Background: Phenylurea herbicides are one of the most important and widely used pesticides in the world. Due to its potential persistence and toxicity in the aquatic environment, it poses certain risks to the ecological environment and human health. Studying the photochemical degradation behavior of herbicides is important for understanding the degradation and transformation fate in the environment.

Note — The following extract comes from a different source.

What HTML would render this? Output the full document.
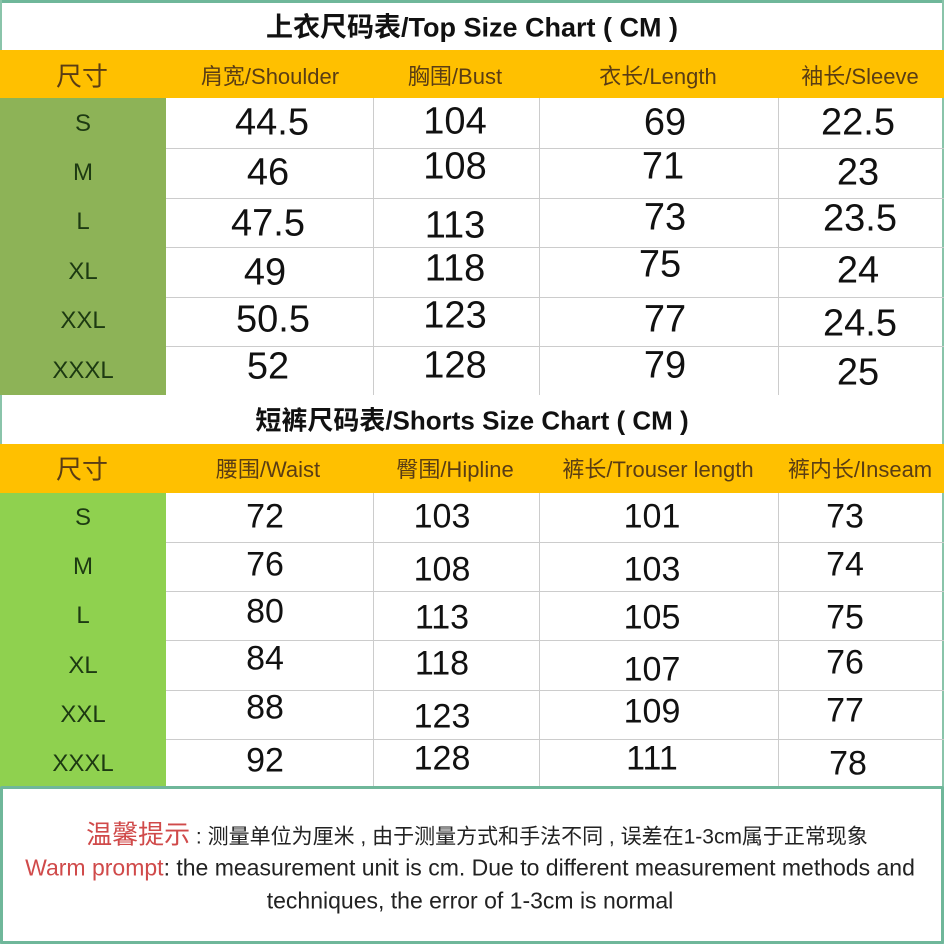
<!DOCTYPE html>
<html><head><meta charset="utf-8"><style>
body{margin:0;width:944px;height:944px;position:relative;background:#fff;overflow:hidden;font-family:"Liberation Sans","Noto Sans CJK SC",sans-serif}
.a{position:absolute;transform:translate(-50%,-50%);white-space:nowrap;color:#111}
.r{position:absolute}
.v{font-size:38px}
.w{font-size:34px}
.h{font-size:22px;color:#5a3d14}
.s{font-size:24px;color:#1d3a12}
</style></head><body>
<div class="r" style="left:0;top:0;width:944px;height:3px;background:#6fb79a"></div>
<div class="r" style="left:0;top:0;width:2px;height:944px;background:#8ac4aa"></div>
<div class="r" style="right:0;top:0;width:2px;height:944px;background:#8ac4aa"></div>
<div class="r" style="left:0;top:50px;width:944px;height:48px;background:#ffc000"></div>
<div class="r" style="left:0;top:98px;width:166px;height:297px;background:#8db357"></div>
<div class="r" style="left:0;top:444px;width:944px;height:49px;background:#ffc000"></div>
<div class="r" style="left:0;top:493px;width:166px;height:295px;background:#8fd14f"></div>
<div class="r" style="left:373px;top:98px;width:1px;height:297px;background:#ccc"></div>
<div class="r" style="left:539px;top:98px;width:1px;height:297px;background:#ccc"></div>
<div class="r" style="left:778px;top:98px;width:1px;height:297px;background:#ccc"></div>
<div class="r" style="left:373px;top:493px;width:1px;height:295px;background:#ccc"></div>
<div class="r" style="left:539px;top:493px;width:1px;height:295px;background:#ccc"></div>
<div class="r" style="left:778px;top:493px;width:1px;height:295px;background:#ccc"></div>
<div class="r" style="left:166px;top:148px;width:778px;height:1px;background:#ccc"></div>
<div class="r" style="left:166px;top:198px;width:778px;height:1px;background:#ccc"></div>
<div class="r" style="left:166px;top:247px;width:778px;height:1px;background:#ccc"></div>
<div class="r" style="left:166px;top:297px;width:778px;height:1px;background:#ccc"></div>
<div class="r" style="left:166px;top:346px;width:778px;height:1px;background:#ccc"></div>
<div class="r" style="left:166px;top:542px;width:778px;height:1px;background:#ccc"></div>
<div class="r" style="left:166px;top:591px;width:778px;height:1px;background:#ccc"></div>
<div class="r" style="left:166px;top:640px;width:778px;height:1px;background:#ccc"></div>
<div class="r" style="left:166px;top:690px;width:778px;height:1px;background:#ccc"></div>
<div class="r" style="left:166px;top:739px;width:778px;height:1px;background:#ccc"></div>

<div class="a" style="left:472px;top:25px;font-size:27px;font-weight:bold">上衣尺码表/Top Size Chart ( CM )</div>
<div class="a h" style="left:82px;top:75px;font-size:26px">尺寸</div>
<div class="a h" style="left:270px;top:75px">肩宽/Shoulder</div>
<div class="a h" style="left:455px;top:75px">胸围/Bust</div>
<div class="a h" style="left:658px;top:75px">衣长/Length</div>
<div class="a h" style="left:860px;top:75px">袖长/Sleeve</div>
<div class="a s" style="left:83px;top:124px">S</div>
<div class="a s" style="left:83px;top:173px">M</div>
<div class="a s" style="left:83px;top:222px">L</div>
<div class="a s" style="left:83px;top:272px">XL</div>
<div class="a s" style="left:83px;top:321px">XXL</div>
<div class="a s" style="left:83px;top:371px">XXXL</div>
<div class="a v" style="left:272px;top:123px">44.5</div><div class="a v" style="left:455px;top:122px">104</div><div class="a v" style="left:665px;top:123px">69</div><div class="a v" style="left:858px;top:123px">22.5</div>
<div class="a v" style="left:268px;top:173px">46</div><div class="a v" style="left:455px;top:167px">108</div><div class="a v" style="left:663px;top:167px">71</div><div class="a v" style="left:858px;top:173px">23</div>
<div class="a v" style="left:268px;top:224px">47.5</div><div class="a v" style="left:455px;top:226px">113</div><div class="a v" style="left:665px;top:218px">73</div><div class="a v" style="left:860px;top:219px">23.5</div>
<div class="a v" style="left:265px;top:273px">49</div><div class="a v" style="left:455px;top:269px">118</div><div class="a v" style="left:660px;top:265px">75</div><div class="a v" style="left:858px;top:271px">24</div>
<div class="a v" style="left:273px;top:320px">50.5</div><div class="a v" style="left:455px;top:316px">123</div><div class="a v" style="left:665px;top:320px">77</div><div class="a v" style="left:860px;top:324px">24.5</div>
<div class="a v" style="left:268px;top:367px">52</div><div class="a v" style="left:455px;top:366px">128</div><div class="a v" style="left:665px;top:366px">79</div><div class="a v" style="left:858px;top:373px">25</div>

<div class="a" style="left:472px;top:419px;font-size:26px;font-weight:bold">短裤尺码表/Shorts Size Chart ( CM )</div>
<div class="a h" style="left:82px;top:468px;font-size:26px">尺寸</div>
<div class="a h" style="left:268px;top:468px">腰围/Waist</div>
<div class="a h" style="left:455px;top:468px">臀围/Hipline</div>
<div class="a h" style="left:658px;top:468px">裤长/Trouser length</div>
<div class="a h" style="left:860px;top:468px">裤内长/Inseam</div>
<div class="a s" style="left:83px;top:518px">S</div>
<div class="a s" style="left:83px;top:567px">M</div>
<div class="a s" style="left:83px;top:616px">L</div>
<div class="a s" style="left:83px;top:666px">XL</div>
<div class="a s" style="left:83px;top:715px">XXL</div>
<div class="a s" style="left:83px;top:764px">XXXL</div>
<div class="a w" style="left:265px;top:517px">72</div><div class="a w" style="left:442px;top:517px">103</div><div class="a w" style="left:652px;top:517px">101</div><div class="a w" style="left:845px;top:517px">73</div>
<div class="a w" style="left:265px;top:565px">76</div><div class="a w" style="left:442px;top:570px">108</div><div class="a w" style="left:652px;top:570px">103</div><div class="a w" style="left:845px;top:565px">74</div>
<div class="a w" style="left:265px;top:612px">80</div><div class="a w" style="left:442px;top:618px">113</div><div class="a w" style="left:652px;top:618px">105</div><div class="a w" style="left:845px;top:618px">75</div>
<div class="a w" style="left:265px;top:659px">84</div><div class="a w" style="left:442px;top:664px">118</div><div class="a w" style="left:652px;top:670px">107</div><div class="a w" style="left:845px;top:663px">76</div>
<div class="a w" style="left:265px;top:708px">88</div><div class="a w" style="left:442px;top:717px">123</div><div class="a w" style="left:652px;top:712px">109</div><div class="a w" style="left:845px;top:711px">77</div>
<div class="a w" style="left:265px;top:761px">92</div><div class="a w" style="left:442px;top:759px">128</div><div class="a w" style="left:652px;top:759px">111</div><div class="a w" style="left:848px;top:764px">78</div>

<div class="r" style="left:0;top:786px;width:938px;height:152px;border:3px solid #6fb79a;box-sizing:content-box;border-radius:2px"></div>
<div class="a" style="left:477px;top:833px;font-size:21px;color:#222"><span style="color:#d04a4a;font-size:26px">温馨提示</span> : 测量单位为厘米 , 由于测量方式和手法不同 , 误差在1-3cm属于正常现象</div>
<div class="a" style="left:470px;top:868px;font-size:23px;color:#222"><span style="color:#d04a4a">Warm prompt</span>: the measurement unit is cm. Due to different measurement methods and</div>
<div class="a" style="left:470px;top:901px;font-size:23px;color:#222">techniques, the error of 1-3cm is normal</div>
</body></html>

Results: This study evaluated the effectiveness of direct and indirect photo-degradation of the herbicides isopropiron (IUP) and methylamine (MN), investigating the influence of operational variables (initial herbicide concentration and light sources) and initial of induced nitrate concentration on these processes in aqueous solution. We also introduced a new technology of compound-specific isotope analysis (CSIA) to provide deeper information of the photochemical degradation mechanism. Results showed that the light source and the initial concentration have an important effect on the degradation of herbicides IUP and MN. The photolysis rate under the Hg lamp is higher than photolysis rate under Xe lamps. It is found that photolysis kinetics of herbicides were consistent with the quasi-first order model, and the photolysis rate decreases with the increasing of the initial concentration. In indirect photodegradation, the degradation rate increases with increasing NO 3 − concentration at low concentrations of pesticides (8 mg/L); while the degradation rate decreases with increasing NO 3 − concentration at high concentrations of pesticides (30 mg/L ). According to the isotope fractionation, photolysis of IUP exhibits normal carbon isotope fractionation with the degradation rate increases, and the stable isotope enrichment factors under different photolysis pathways are different. In the indirect photo-degradation process, no significant fractionation of nitrogen isotopes occurred, and stable nitrogen isotopes fractionation could not be fitted well in either of the two photodegradation pathways.
Conclusion: Therefore, the structure and chemical characteristics of the molecules of herbicides play a determinant role in their photodegradation. The CSIA is useful both for a mechanism-based evaluation of experimental results and as a valuable tool to explore transformation pathways for organic pollutants in different environmental systems.